It's all calm
04 May 2023
Above, in green, is the SP500 index, in orange is the implied volatility index (VIX), and in purple is the Open Interest on VIX futures contracts.
The VIX is calculated based on the expected volatility in the markets over the next three months. Historically, it has a mean-reverting property. So when it drops and reaches lows compared to previous months, a backlash should be feared. That is the case today. The index is at 16.57%, a level not seen since mid-2021 when euphoria was the main valuation parameter. It didn't go well afterward with the decline in 2022, and we can fear the same scenario this year.

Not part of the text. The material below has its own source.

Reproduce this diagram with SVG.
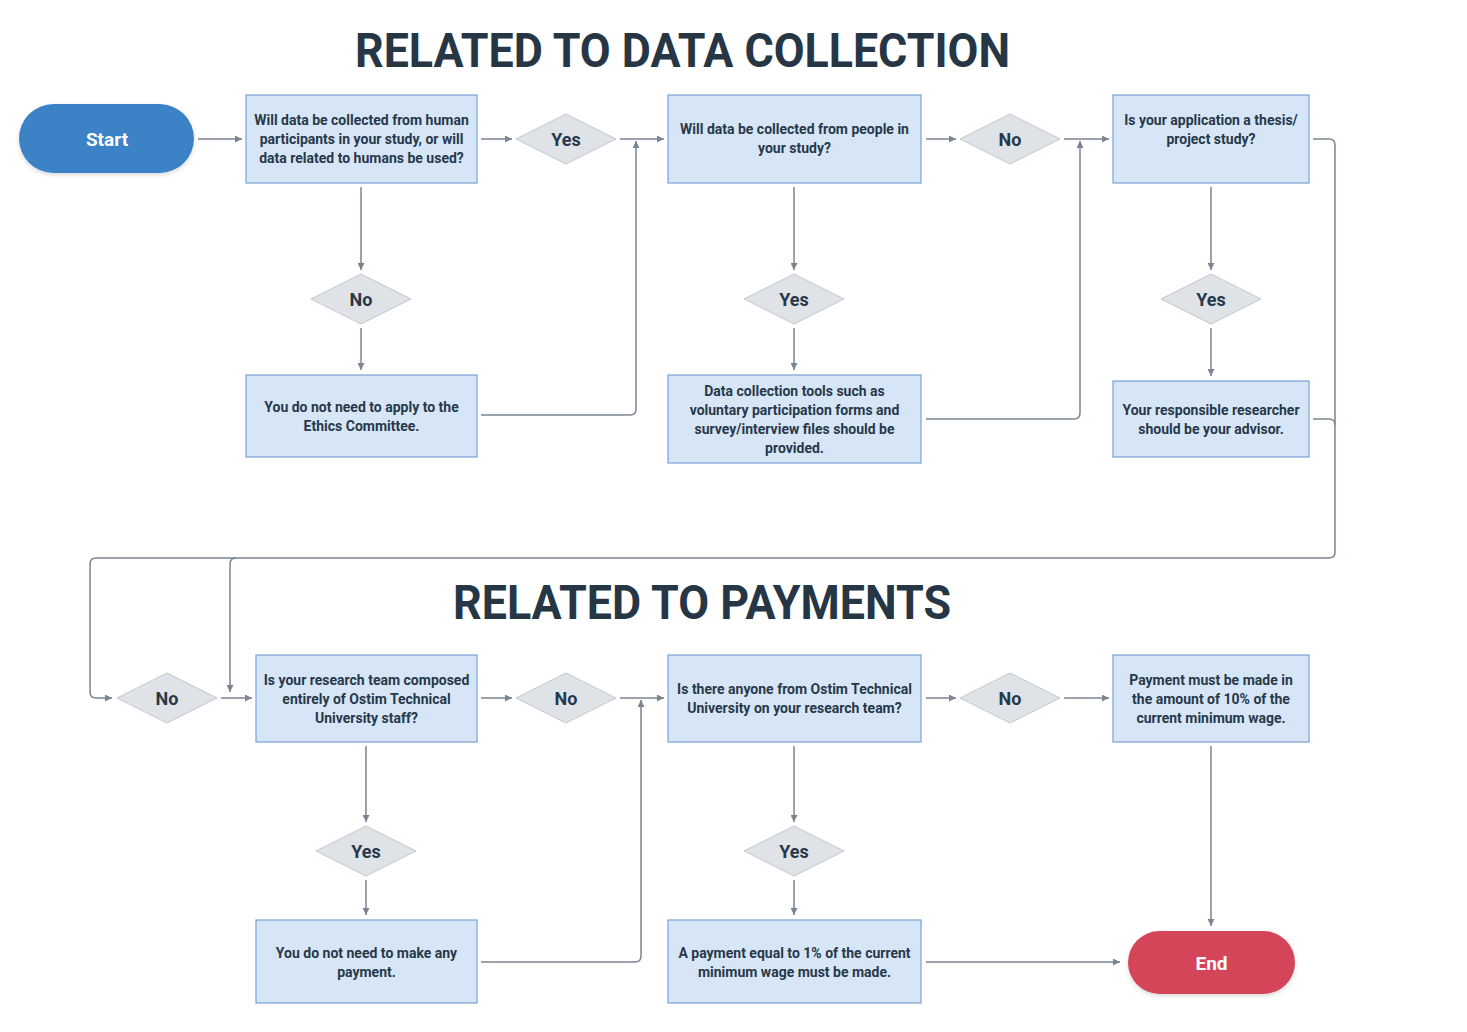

The second indicator of euphoria is the Open Interest. It represents the sum of all open futures contracts in the Chicago market. Open Interest rises when participants believe that nothing significant will happen. Therefore, they start taking bearish positions on volatility. Without going into too much detail, we can see that we have just reached a new high compared to the previous month, with 359,000 contracts, and we are now reaching 2021 levels.
Should we be concerned? If the average volatility is significantly higher than what we observe today, at some point, there will be a need for higher volatility to return to that average. In the case of VIX, this doesn't happen through a gradual increase but through a sudden spike during a crisis. We have an example on this graph with March 2020.
We cannot predict the future. However, it is evident that the tension is building up, and the reaction could be powerful in the event of a shock.